The parties' briefs do not clearly define what they mean by "lodestar amount" and "lodestar method." For purposes of this motion, the court uses "lodestar amount" to mean the result of multiplying reasonable hours by a reasonable rate. "Lodestar method" is the approach to calculate reasonable attorneys' fees based on the lodestar amount, but includes the possibility that the lodestar amount may be adjusted to arrive at a final award.
In support of its argument, Carolina Casualty relies on a carve-out to the definition of loss in the policy.

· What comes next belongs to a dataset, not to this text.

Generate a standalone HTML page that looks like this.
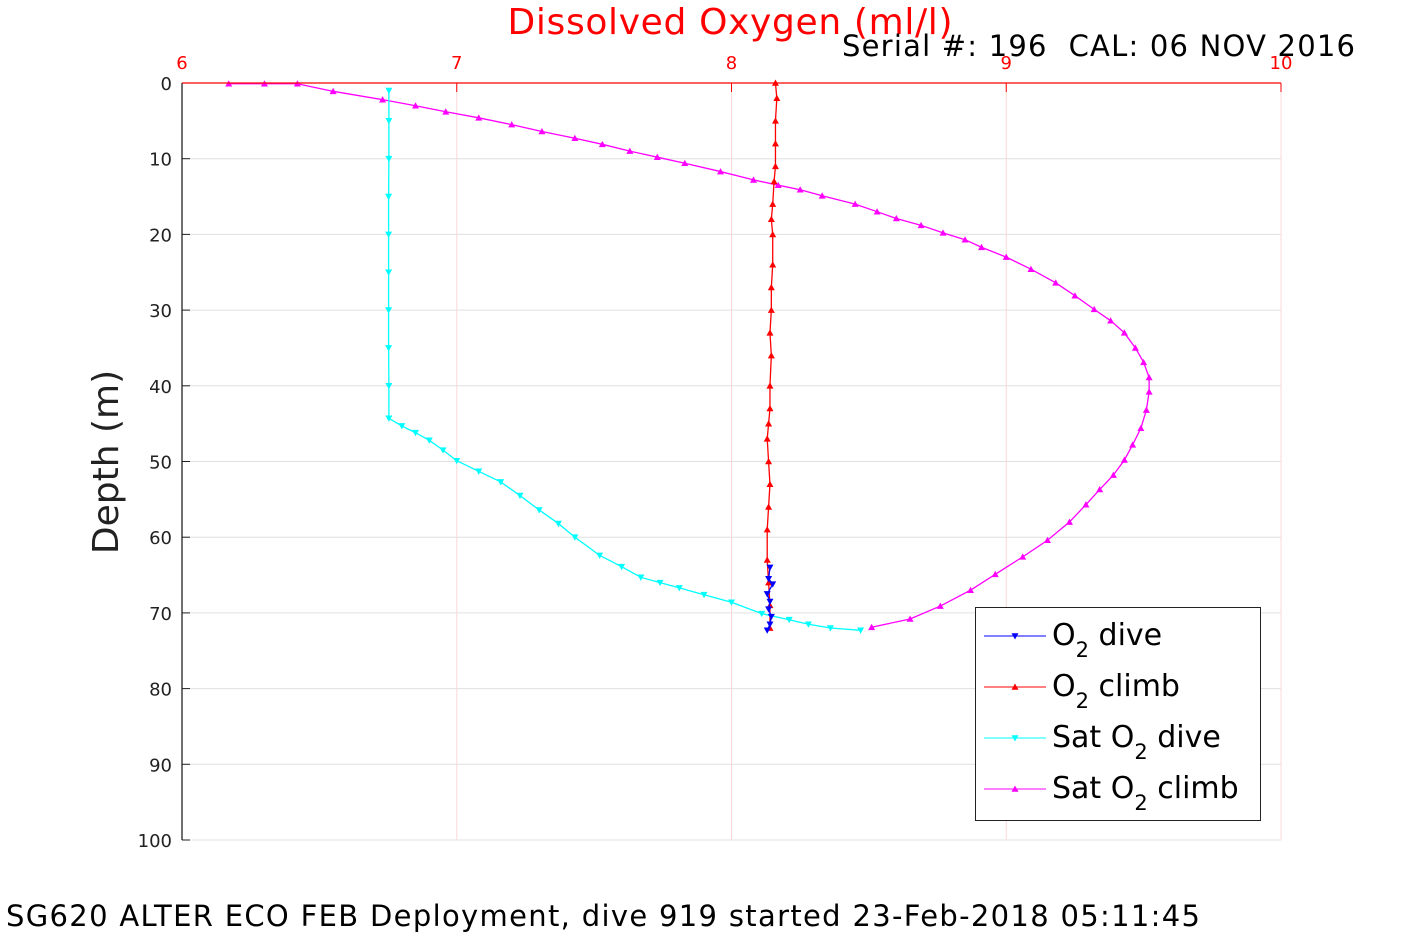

"Loss" means damages, judgments, settlements and Costs of Defense; however, Loss shall not include civil or criminal fines or penalties imposed by law, punitive or exemplary damages, the multiplied portion of multiplied damages, taxes, any amount for which the Insureds are not financially liable or which are without legal recourse to the Insureds, or matters which may be deemed uninsurable under the law pursuant to which this Policy shall be construed.Def. Facts ¶ 33; PI. Facts ^ 13 (original emphasis omitted and emphasis added).

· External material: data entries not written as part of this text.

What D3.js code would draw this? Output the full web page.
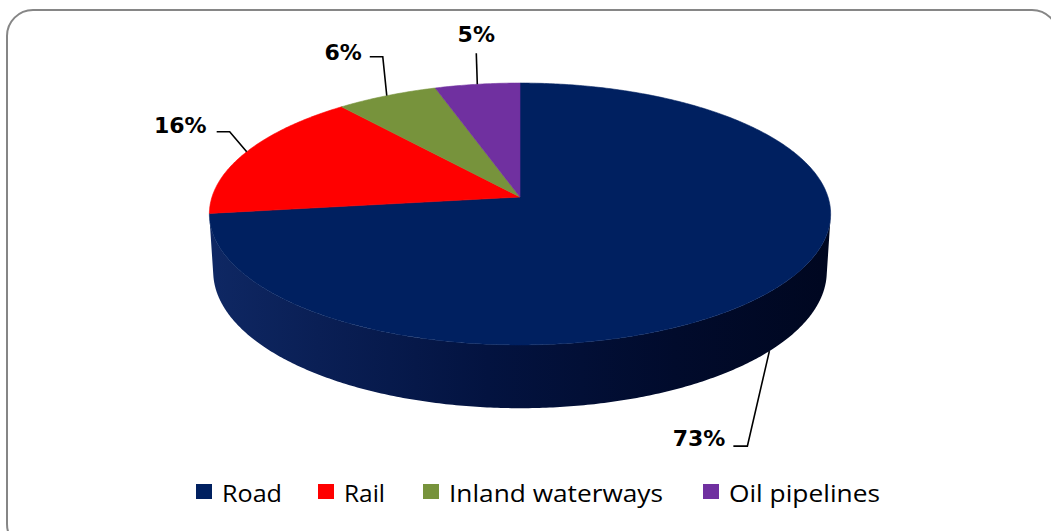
<!DOCTYPE html>
<html>
<head>
<meta charset="utf-8">
<script src="https://cdn.jsdelivr.net/npm/d3@7"></script>
<style>
  html, body { margin: 0; padding: 0; background: #ffffff; }
  svg { display: block; }
</style>
</head>
<body>
<svg id="chart" width="1051" height="531"></svg>
<script>
// Freight transport modal split (share of tonne-km)
const categories = ["Road", "Rail", "Inland waterways", "Oil pipelines"];
const shares = [73, 16, 6, 5];
const labels = ["73%", "16%", "6%", "5%"];
const colors = ["#002060", "#FF0000", "#77933C", "#7030A0"];

const svg = d3.select("#chart");
const W = 1051, H = 531;

// Chart frame with rounded corners
svg.append("rect")
  .attr("x", 7).attr("y", 10)
  .attr("width", 1051).attr("height", 540)
  .attr("rx", 26).attr("ry", 26)
  .attr("fill", "#ffffff")
  .attr("stroke", "#868686")
  .attr("stroke-width", 2);

// ---- 3D pie projection (tilted disc seen in perspective) ----
const cx = 520, cy = 197;      // projected pie centre
const focal = 308;             // screen scale of unit radius at the centre depth
const dist = 7.0;              // camera distance in radii
const tilt = Math.asin(0.418); // elevation angle of the camera
const thick = 0.206;           // pie thickness in radii
const sinT = Math.sin(tilt), cosT = Math.cos(tilt);

// theta: clockwise from 12 o'clock (d3.pie convention), y: height (0 = top face)
function project(theta, r, y) {
  const X = r * Math.sin(theta);
  const Z = r * Math.cos(theta);      // positive = far side
  const depth = dist - y * sinT + Z * cosT;
  const up = y * cosT + Z * sinT;
  const s = focal * dist / depth;
  return [cx + X * s, cy - up * s];
}

const pie = d3.pie().sort(null).value(d => d)(shares);
const line = d3.line();

function arcPoints(a0, a1, y) {
  const n = Math.max(2, Math.ceil(Math.abs(a1 - a0) / 0.01));
  return d3.range(n + 1).map(i => project(a0 + (a1 - a0) * i / n, 1, y));
}

// Side wall: only the front-facing part of the rim is visible
const cosLimit = -1 / (dist * cosT);
const visA = Math.acos(cosLimit);            // left-to-right visible range
const visB = 2 * Math.PI - visA;

const defs = svg.append("defs");
const grad = defs.append("linearGradient")
  .attr("id", "wallShade")
  .attr("gradientUnits", "userSpaceOnUse")
  .attr("x1", 205).attr("y1", 0).attr("x2", 832).attr("y2", 0);
[[0, "#0f2864"], [0.18, "#0a1f55"], [0.45, "#031340"], [0.75, "#010b2c"], [1, "#000720"]]
  .forEach(([o, c]) => grad.append("stop").attr("offset", o).attr("stop-color", c));

const wallG = svg.append("g");
pie.forEach((d, i) => {
  const a0 = Math.max(d.startAngle, visA);
  const a1 = Math.min(d.endAngle, visB);
  if (a1 <= a0) return;
  const top = arcPoints(a0, a1, 0);
  const bottom = arcPoints(a1, a0, -thick);
  wallG.append("path")
    .attr("d", line(top.concat(bottom)) + "Z")
    .attr("fill", i === 0 ? "url(#wallShade)" : d3.color(colors[i]).darker(1.2));
});

// Top faces
const topG = svg.append("g");
pie.forEach((d, i) => {
  const pts = [project(0, 0, 0)].concat(arcPoints(d.startAngle, d.endAngle, 0));
  topG.append("path")
    .attr("d", line(pts) + "Z")
    .attr("fill", colors[i])
    .attr("stroke", colors[i])
    .attr("stroke-width", 0.6);
});

// ---- Data labels with leader lines ----
// anchor: point on the rim at the slice's middle angle (bottom edge for Road)
// elbow / end offsets give the leader shape; text is placed relative to the leader end
const labelLayout = [
  { y: -thick, elbow: [-22, 95], end: [-36, 95], anchor: "end", tx: -8, ty: 0 },
  { y: 0, elbow: [-17, -20], end: [-30, -20], anchor: "end", tx: -10, ty: 1 },
  { y: 0, elbow: [-4, -39], end: [-17, -39], anchor: "end", tx: -8, ty: 3 },
  { y: 0, elbow: [-1, -31], end: [-1, -31], anchor: "middle", tx: 0, ty: -11 }
];

const labG = svg.append("g");
pie.forEach((d, i) => {
  const L = labelLayout[i];
  const mid = (d.startAngle + d.endAngle) / 2;
  const a = project(mid, 1, L.y);
  const e = [a[0] + L.elbow[0], a[1] + L.elbow[1]];
  const t = [a[0] + L.end[0], a[1] + L.end[1]];
  labG.append("path")
    .attr("d", line([a, e, t]))
    .attr("fill", "none")
    .attr("stroke", "#000000")
    .attr("stroke-width", 1.6);
  labG.append("text")
    .attr("x", t[0] + L.tx)
    .attr("y", t[1] + L.ty)
    .attr("text-anchor", L.anchor)
    .attr("font-family", "DejaVu Sans, Verdana, sans-serif")
    .attr("font-weight", "bold")
    .attr("font-size", 22)
    .attr("fill", "#000000")
    .text(labels[i]);
});

// ---- Legend ----
const legendX = [196, 318, 423, 703];
const legendTextW = [60, 41, 214, 151];
const legG = svg.append("g");
categories.forEach((c, i) => {
  legG.append("rect")
    .attr("x", legendX[i]).attr("y", 484)
    .attr("width", 16).attr("height", 15)
    .attr("fill", colors[i]);
  legG.append("text")
    .attr("x", legendX[i] + 26)
    .attr("y", 502)
    .attr("font-family", "Open Sans, sans-serif")
    .attr("font-size", 24)
    .attr("fill", "#000000")
    .attr("textLength", legendTextW[i])
    .attr("lengthAdjust", "spacingAndGlyphs")
    .text(c);
});
</script>
</body>
</html>
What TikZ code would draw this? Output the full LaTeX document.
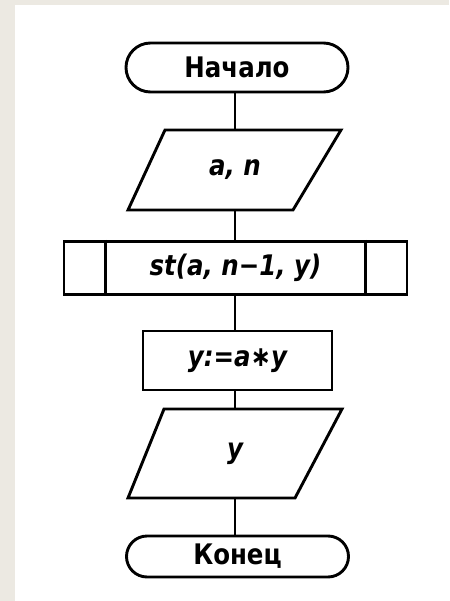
\documentclass[tikz,border=0pt]{standalone}
\usepackage{fontspec}
\usepackage{graphicx}
\setmainfont{DejaVu Sans}
\usetikzlibrary{calc,shapes.misc}
\definecolor{bgc}{RGB}{236,233,226}
\newcommand{\tallt}[1]{\scalebox{1.02}[1.18]{#1}}
\begin{document}
\begin{tikzpicture}[x=1pt,y=-1pt, line width=2.9pt, line join=miter,
  lbl/.style={font=\fontsize{24}{28}\selectfont\bfseries},
  mth/.style={font=\fontsize{24}{28}\selectfont\bfseries\itshape},
  term/.style={draw, rounded rectangle, minimum width=222pt, inner sep=0pt, lbl},
  proc/.style={draw, minimum width=189pt, minimum height=59pt, inner sep=0pt, mth},
  sub/.style={draw, minimum width=343pt, minimum height=53.5pt, inner sep=0pt, mth},
  io/.style={inner sep=0pt, minimum width=176pt, mth}]
\fill[bgc] (0,0) rectangle (449,601);
\fill[white] (15,5) rectangle (449,601);
\useasboundingbox (0,0) rectangle (449,601);

\node[term, minimum height=49pt] (start) at (237,67.5) {\tallt{Начало}};

\node[io, minimum height=80pt] (in) at (235,170) {\tallt{a, n}};
\draw (128,210) -- (165,130) -- (341,130) -- (293,210) -- cycle;

\node[sub] (call) at (235.5,268) {\tallt{st(a, n−1, y)}};
\draw ($(call.north west)+(43,0)$) -- ($(call.south west)+(43,0)$);
\draw ($(call.north east)+(-43,0)$) -- ($(call.south east)+(-43,0)$);

\node[proc] (mul) at (237.5,360.5) {\tallt{y:=a∗y}};

\node[io, minimum height=89pt] (out) at (235,453.5) {\tallt{y}};
\draw (128,498) -- (164,409) -- (342,409) -- (295,498) -- cycle;

\node[term, minimum height=41pt] (stop) at (237.5,556.5) {\tallt{Конец}};

\draw (start.south -| in.north) -- (in.north);
\draw (in.south) -- (in.south |- call.north);
\draw (call.south -| in.south) -- (mul.north -| in.south);
\draw (mul.south -| in.south) -- (out.north);
\draw (out.south) -- (stop.north -| out.south);
\end{tikzpicture}
\end{document}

II. Analysis of Carolina Casualty's Declaratory Action
A. Legal Standard
A federal court sitting in diversity applies the conflict of law rules of the state in which it sits. Land v. Yamaha Motor Corp., 272 F.3d 514, 516 (7th Cir. 2001). Amicas asserts Massachusetts law, not Illinois law, should apply. However, Amicas does not identify any conflict between Illinois and Massachusetts law, and its argument in favor of Massachusetts law is relegated to three sentences in a footnote. In the absence of an identified conflict between the two states' laws, the law of Illinois, the forum state, applies. Crichton v. Golden Rule Ins. Co., 576 F.3d 392, 397 n.l (7th Cir. 2009). A choice of law analysis is not appropriate at this juncture. Morisch v. United States, 653 F.3d 522, 530-31 (7th Cir. 2011); Townsend v. Sears, Roebuck & Co., 879 N.E.2d 893, 898 (111. 2007) ("A choice-of-law determination is required only when a difference in law will make a difference in the outcome").

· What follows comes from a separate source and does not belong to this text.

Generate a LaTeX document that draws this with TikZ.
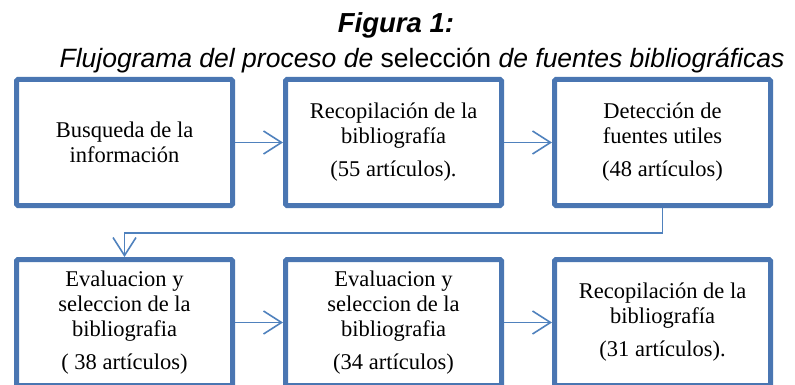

Carolina Casualty, as the movant, must show there is no issue of material fact that the policy language on its face unambiguously excludes the full attorneys' fee award from the definition of loss. Jupiter Aluminum Corp. v. Home Ins. Co., 225 F.3d 868, 873 (7th Cir. 2000). The primary objective in construing an insurance contract is to ascertain the intent of the parties as expressed in the agreement. Schultz v. Ill. Farmers Ins. Co., 930 N.E.2d 943, 948 (Ill. 2010). Terms that are clear and unambiguous must be enforced as written using their plain, ordinary, and popular meaning. Rich v. Principal Life Ins. Co., 875 N.E.2d 1082, 1090 (111. 2007). A term is ambiguous if it is susceptible to more than one reasonable interpretation, but it is not ambiguous just because the parties do not agree. Nicor, Inc. v. Assoc. Elec. & Gas Ins. Servs. Ltd., 860 N.E.2d 280, 286 (Ill 2006). If an insurance term is unambiguous on its face, extrinsic evidence is not considered. Avery v. St. Farm Mut. Auto. Ins. Co., 835 N.E.2d 801, 829 n.5 (Ill. 2005).
B. The Parties' Arguments
Carolina Casualty argues the policy language clearly and unambiguously excludes the attorneys' fee award above $630,000 from the definition of loss because the Massachusetts court obtained that amount by multiplying the lodestar amount by five. Carolina Casualty argues that the actual value of the attorneys' fees is $630,000, and that amount constitutes the "damages" Carolina Casualty is obligated to pay. The additional amount, Carolina Casualty contends, plainly constitutes "the multiplied portion of multiplied damages."
Amicas argues the Massachusetts court's methodology for computing the fee award is irrelevant because the end result is what the court deemed to be reasonable attorneys' fees, and the policy covers reasonable attorneys' fees. Amicas characterizes the fee award as a single, unified award of reasonable attorneys' fees, not as a lodestar amount representing a reasonable fee multiplied by five. Amicas argues Carolina Casualty has not shown the policy unambiguously bars coverage of the full fee award because the policy does not define "damages," and it is illogical to limit "damages" to just the lodestar rate-and-hour calculation of the fee award.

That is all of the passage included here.